- Born: 1877 Gay Head (now Aquinnah, Massachusetts), U.S.
- Died: 1961 (aged 83–84)
- Resting place: Aquinnah Town Cemetery
- Occupations: Whaler, Fisherman, Fish Peddler
- Known for: Harpooning a white whale
- Spouse: Addie Smalley

= Amos Smalley =

Native American whaleman

Amos Peters Smalley (1877–1961) was a Native American whaler, fisherman, and fish peddler.

==Life==
As a member of the Wampanoag Tribe, Amos first went to sea on a whaler at the age of fifteen. This was not unusual; in fact, the Wampanoags of Martha's Vineyard were renowned and highly desired mariners due to their exceptional seamanship.

As a young man, Amos worked as a whaleman. When his whaling days were over, he worked as a fishermen and, until his death at 84, a fish peddler.

==White whale==
In 1902, Amos set sail on the New Bedford based bark Platina. While sailing south of the Azores, Walter Thompson, a boy aboard the Platina, spotted an alleged 90-foot white whale from the masthead. After tracking it down in a whaleboat with a small crew, Amos, using a darting gun, struck the white sperm whale and killed it with a bomb lance. According to those aboard, the large, old whale yielded a high amount of high quality whale oil.

Amos said of the whale:

"It was 90 feet long, 3 times the length of the boat, and he was unnatural."

Although Smalley's great white whale came fifty-one years after Herman Melville wrote Moby-Dick in 1851, the similarities between the Melville character Tashtego and Smalley are notable. In fact, Smalley was invited to the opening of the movie "Moby Dick." Melville described Tashtego as follows:

"an unmixed Indian from Gay Head, the most westerly promontory of Martha's Vineyard, where there still exists the last remnant of a village of red men, which has long supplied the neighboring island of Nantucket with many of her most daring harpooneers. In the fishery, they usually go by the generic name of Gay-Headers."

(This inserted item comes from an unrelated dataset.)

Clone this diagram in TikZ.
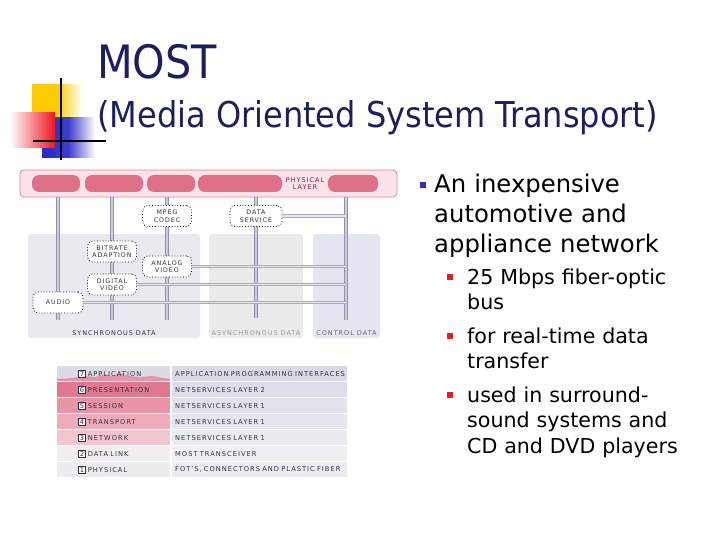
\documentclass[tikz,border=0pt]{standalone}
\usepackage{fontspec}
\setmainfont{DejaVu Sans Condensed}
\newfontfamily\bodyfont{DejaVu Sans}
\newfontfamily\pixfont[LetterSpace=15]{DejaVu Sans}
\usetikzlibrary{positioning}

\definecolor{titleblue}{RGB}{30,30,95}
\definecolor{bulletblue}{RGB}{50,50,185}
\definecolor{bulletred}{RGB}{225,30,30}
\definecolor{pipebg}{RGB}{250,228,233}
\definecolor{pipeedge}{RGB}{226,132,152}
\definecolor{segpink}{RGB}{224,112,136}
\definecolor{railedge}{RGB}{145,145,168}
\definecolor{railmid}{RGB}{205,205,220}
\definecolor{baredge}{RGB}{172,172,188}
\definecolor{barmid}{RGB}{228,228,234}
\definecolor{syncbg}{RGB}{232,234,240}
\definecolor{asyncbg}{RGB}{235,235,235}
\definecolor{ctrlbg}{RGB}{228,231,240}
\definecolor{labelgray}{RGB}{50,50,66}
\definecolor{physred}{RGB}{150,30,70}
\definecolor{logoyellow}{RGB}{255,204,0}
\definecolor{logoblue}{RGB}{40,40,200}
\definecolor{logored}{RGB}{240,20,30}
% Tabellenfarben
\definecolor{mountain}{RGB}{228,150,166}
\definecolor{osil7}{RGB}{218,219,228}
\definecolor{osil6}{RGB}{224,120,144}
\definecolor{osil5}{RGB}{232,148,166}
\definecolor{osil4}{RGB}{238,172,186}
\definecolor{osil3}{RGB}{242,198,208}
\definecolor{osil2}{RGB}{241,237,241}
\definecolor{osil1}{RGB}{236,236,241}
\definecolor{osir7}{RGB}{216,219,229}
\definecolor{osir6}{RGB}{221,223,232}
\definecolor{osir5}{RGB}{225,227,235}
\definecolor{osir4}{RGB}{229,231,238}
\definecolor{osir3}{RGB}{234,235,240}
\definecolor{osir2}{RGB}{240,240,244}
\definecolor{osir1}{RGB}{236,236,241}

\newcommand{\osinum}[1]{{\setlength{\fboxsep}{0.8pt}\setlength{\fboxrule}{0.8pt}\fcolorbox{labelgray}{white}{\makebox[4.2pt]{#1}}}}

\begin{document}
\begin{tikzpicture}[x=1pt, y=-1pt,
  seg/.style={fill=segpink, rounded corners=7pt, minimum height=17pt, inner sep=0pt},
  panel/.style={rounded corners=3pt, minimum height=104pt, inner sep=0pt},
  plabel/.style={font=\pixfont\fontsize{6.5}{7}\selectfont, text=labelgray, inner sep=2pt},
  dbox/.style={draw=black, dotted, thick, rounded corners=5pt, fill=white, align=center, minimum width=49pt, minimum height=21pt, inner sep=1pt, font=\pixfont\fontsize{6.3}{7.5}\selectfont, text=labelgray},
  rail/.style={draw=railedge, line width=1pt, double=railmid, double distance=1.8pt},
  bar/.style={draw=baredge, line width=0.9pt, double=barmid, double distance=1.8pt},
  osil/.style={anchor=north west, minimum width=113pt, text width=113pt, minimum height=15pt, inner sep=0pt, align=left, font=\pixfont\fontsize{6.7}{7}\selectfont, text=labelgray},
  osir/.style={osil, minimum width=175pt, text width=175pt},
  bulletsq/.style={minimum size=6.5pt, inner sep=0pt},
  mainitem/.style={anchor=base west, text width=260pt, align=left, inner sep=0pt, font=\bodyfont\fontsize{24.3}{30}\selectfont},
  subitem/.style={anchor=base west, text width=240pt, align=left, inner sep=0pt, font=\bodyfont\fontsize{20.6}{25.5}\selectfont}
]
\useasboundingbox (0,0) rectangle (720,540);

% Logo
\fill[left color=logoyellow, right color=white, middle color=logoyellow] (32,85) rectangle (82,120);
\fill[left color=logoblue, right color=white, middle color=logoblue!90] (42,118) rectangle (95,158);
\fill[left color=white, right color=logored] (10,113) rectangle (55,148);
\draw[line width=2.5pt] (61,78) -- (61,160);
\draw[line width=2.5pt] (33,141) -- (106,141);

% Titel
\node[anchor=base west, inner sep=0pt, text=titleblue, font=\fontsize{46}{50}\selectfont] (title) at (97,79) {MOST};
\node[anchor=base west, inner sep=0pt, text=titleblue, font=\fontsize{35.6}{40}\selectfont] (subtitle) at (97,128) {(Media Oriented System Transport)};

% Datenbereiche
\node[panel, fill=syncbg, minimum width=172pt] (sync) at (114,286) {};
\node[panel, fill=asyncbg, minimum width=94pt] (async) at (256,286) {};
\node[panel, fill=ctrlbg, minimum width=67pt] (ctrl) at (346.5,286) {};
\node[plabel, above=0pt of sync.south] {SYNCHRONOUS DATA};
\node[plabel, above=0pt of async.south, text=gray!80] {ASYNCHRONOUS DATA};
\node[plabel, above=0pt of ctrl.south, text=ctrlbg!45!black] {CONTROL DATA};

% Physical layer
\node[fill=pipebg, draw=pipeedge, line width=0.8pt, rounded corners=4pt, minimum width=377pt, minimum height=27pt, inner sep=0pt] (pipe) at (208.5,183.5) {};
\node[seg, minimum width=48pt] (s1) at (56,183.5) {};
\node[seg, minimum width=58pt] (s2) at (114,183.5) {};
\node[seg, minimum width=48pt] (s3) at (171,183.5) {};
\node[seg, minimum width=84pt] (s4) at (240,183.5) {};
\node[seg, minimum width=50pt] (s5) at (353,183.5) {};
\node[align=center, font=\pixfont\fontsize{6.5}{7.5}\selectfont, text=physred, inner sep=0pt] (phys) at (305,183.5) {PHYSICAL\\LAYER};

% Leitungen
\coordinate (audend) at (58,320);
\coordinate (digend) at (112,320);
\coordinate (anaend) at (167,320);
\coordinate (datend) at (256,318);
\coordinate (ctlend) at (346,320);
\draw[rail] (audend |- pipe.south) -- (audend);
\draw[rail] (digend |- pipe.south) -- (digend);
\draw[rail] (anaend |- pipe.south) -- (anaend);
\draw[rail] (datend |- pipe.south) -- (datend);
\draw[rail] (ctlend |- pipe.south) -- (ctlend);

% Funktionsbloecke
\node[dbox] (mpeg) at (167,216) {MPEG\\CODEC};
\node[dbox, minimum width=52pt] (dataserv) at (256,216) {DATA\\SERVICE};
\node[dbox] (bitrate) at (112,251.5) {BITRATE\\ADAPTION};
\node[dbox] (analog) at (167,266.5) {ANALOG\\VIDEO};
\node[dbox] (digital) at (112,284.5) {DIGITAL\\VIDEO};
\node[dbox, minimum width=50pt] (audio) at (58,302.5) {AUDIO};

\draw[bar] (dataserv.east) -- (dataserv.east -| ctlend);
\draw[bar] (analog.east) -- (analog.east -| ctlend);
\draw[bar] (digital.east) -- (digital.east -| ctlend);
\draw[bar] (audio.east) -- (audio.east -| ctlend);

% OSI-Tabelle
\node[osil, fill=osil7] (l7) at (57,366) {};
\fill[mountain] (57,381) -- (57,379) -- (72,378) -- (84,376) -- (95,377) -- (104,374) -- (112,376) -- (120,373) -- (128,376) -- (140,377) -- (152,376) -- (170,379) -- (170,381) -- cycle;
\node[osil] at (57,366) {\hspace*{21pt}\osinum{7}~APPLICATION};
\node[osil, fill=osil6] (l6) at (57,382) {\hspace*{21pt}\osinum{6}~PRESENTATION};
\node[osil, fill=osil5] (l5) at (57,398) {\hspace*{21pt}\osinum{5}~SESSION};
\node[osil, fill=osil4] (l4) at (57,414) {\hspace*{21pt}\osinum{4}~TRANSPORT};
\node[osil, fill=osil3] (l3) at (57,430) {\hspace*{21pt}\osinum{3}~NETWORK};
\node[osil, fill=osil2] (l2) at (57,446) {\hspace*{21pt}\osinum{2}~DATA LINK};
\node[osil, fill=osil1] (l1) at (57,462) {\hspace*{21pt}\osinum{1}~PHYSICAL};

\node[osir, fill=osir7] (r7) at (172,366) {\hspace*{3pt}APPLICATION PROGRAMMING INTERFACES};
\node[osir, fill=osir6] (r6) at (172,382) {\hspace*{3pt}NETSERVICES LAYER 2};
\node[osir, fill=osir5] (r5) at (172,398) {\hspace*{3pt}NETSERVICES LAYER 1};
\node[osir, fill=osir4] (r4) at (172,414) {\hspace*{3pt}NETSERVICES LAYER 1};
\node[osir, fill=osir3] (r3) at (172,430) {\hspace*{3pt}NETSERVICES LAYER 1};
\node[osir, fill=osir2] (r2) at (172,446) {\hspace*{3pt}MOST TRANSCEIVER};
\node[osir, fill=osir1] (r1) at (172,462) {\hspace*{3pt}FOT'S, CONNECTORS AND PLASTIC FIBER};

% Aufzaehlung
\node[bulletsq, fill=bulletblue] (b0) at (423,185) {};
\node[mainitem] (t0) at (434,193) {An inexpensive\\automotive and\\appliance network};
\node[bulletsq, minimum size=6pt, fill=bulletred] (b1) at (450,277) {};
\node[subitem] (t1) at (467,284) {25 Mbps fiber-optic\\bus};
\node[bulletsq, minimum size=6pt, fill=bulletred] (b2) at (450,336) {};
\node[subitem] (t2) at (467,343) {for real-time data\\transfer};
\node[bulletsq, minimum size=6pt, fill=bulletred] (b3) at (450,395) {};
\node[subitem] (t3) at (467,402) {used in surround-\\sound systems and\\CD and DVD players};
\end{tikzpicture}
\end{document}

Later in his life, much interest surrounded Amos and his white whale tale. In 1956, Reader's Digest published an article written by Max Eastman titled: 'I Killed "Moby Dick"' in its June issue. In 1957, A New Bedford Standard Times article reported on the article, stating that Mr. Smalley was compensated, having received $2,500 from Reader's Digest for his story. The newspaper article described Amos's adventure as follows:

"Smalley stepped into a 30-foot whaleboat, commanded by the mate, Andy West. This was the boat that was to 'go on the whale.' As they drew near the whale, which was 90 feet long, West spoke in a voice Smalley will never forget: 'That fish is white! He's white all over. Give it to him!'

"Smalley gave it to him. He got his iron into the great mammal, and the small bomb that trailed it. Finally he heard the bomb explode, the muffled "pung pung" far down inside the creature. Then the whale nearly pulled the boat under. " 'Suddenly,' Smalley says, 'his whole head broke water, the line jerked so it took all of us to hold it, and the air was filled with heavy roar, as thick red blood gushed from his spout-hole.'

"The mate went forward with the shoulder gun ready for more tricks. But there weren't any. 'Smalley,' the mate said, 'you done well. You put your iron right over his heart. You killed him.' "

In her book Moshup's Footsteps, Wampanoag historian Helen Manning describes her uncle Amos. Manning recounts how Smalley described when he saw the Great White Whale, he remembered the story of the last great Sachem of Aquinnah - Mittark and how Mittark, on his death bed, warned of strangers coming to Aquinnah. As a sign of his prophecy, he said a great white whale would rise out of Witch Pond. Amos further described how when Moshup took leave of Aquinnah, he dug a secret tunnel from the cliffs to Witch Pond, so his pet white whale could seek safety and refuge. According to Manning, a tradition continues that when fog is seen over Witch Pond or felt in the air, Wampanoags say that the White Whale is spouting her plume.